The Electoral Integrity Bill was confirmed as part of the UK government’s forthcoming agenda within Tuesday’s Queen’s Speech. The speech serves a similar purpose to the State of the Union, where the head of state addresses the government. The speech is written and prepared by the UK government, not the Queen, and sets out their legislative agenda for the next Parliamentary session.
The plans regarding what types of voter ID would be acceptable were set out in detail by Chloe Smith MP, a minister in the UK’s Cabinet Office, at the end of last month, confirming that it would not be limited to driver’s licenses or passports, but include a wide-range of identification. Any voter who did not have identification would be able to apply for a free “voter card” from their local authority. Under current legislation, British voters simply have to provide their name and address at the polling location, with no verification as to if they are that person in particular.
“This is exactly what we should do in the United States, unlike the Democrats who want to abolish Voter ID laws,” President Trump said in a statement. “All States should pass Voter ID laws along with many other fair and comprehensive election reforms, like eliminating mass mail-in voting and ballot harvesting, so we never again have an election rigged and stolen from us,” he continued, adding that “the people are demanding real reform!”

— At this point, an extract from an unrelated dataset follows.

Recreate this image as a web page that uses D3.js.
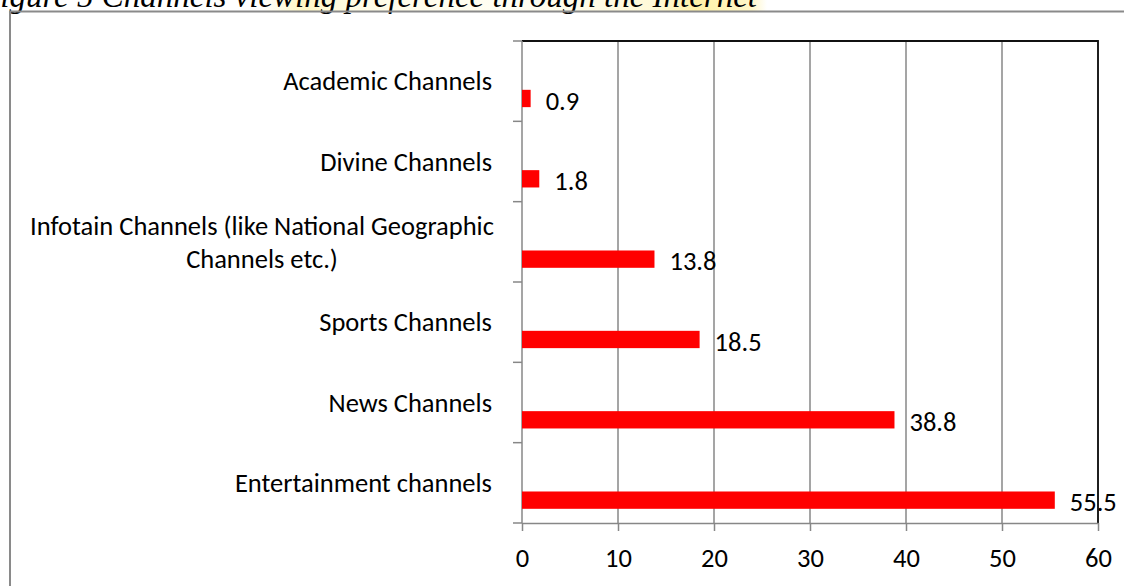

Unsurprisingly, the plans to bring in voter ID from the UK government, have been facing the same attacks as the plans have done in the USA. Many leftist commentators and organizations have claimed that the plans to bring in voter ID are simply there to “suppress” the vote of people who would vote for left-wing parties.
“The real reason these laws are passed is to suppress the vote, and that is in fact what happens,” said Caren Short, senior staff attorney with the SPLC. “There are certain communities that do not possess the required ID, or the underlying documents required to get the ID, and so it makes it harder for those folks to vote. That is what these laws are designed to do, and that is in fact what they do.”
These claims were dismissed outright by Prime Minister Boris Johnson in a recent press conference as being “complete nonsense,” adding that all the government wants to do is “protect democracy, the transparency and integrity of the electoral process.”
In fact, the non-partisan Electoral Commission, which regulates British elections, has recommended that photo ID should be required for voters in the entirety of the UK since 2014. In Northern Ireland, one of the four constituent nations of the country, which has devolved powers, has required photographic voter ID at polling stations since 2003. There has been no evidence it has affected turnout, and all allegations of “personation,” where somebody has turned up and claimed to be the voter in question, are now non-existent.
A study commissioned by the Cabinet Office and released this year, found that 98% of UK adults had a form of photo ID, an unsurprising number given its necessity in modern life. The number fell slightly to 96% when asked if the photo of them was recognizable, and 91% when asked if it was also in date. According to the statement from Smith, expired photo ID would still be acceptable.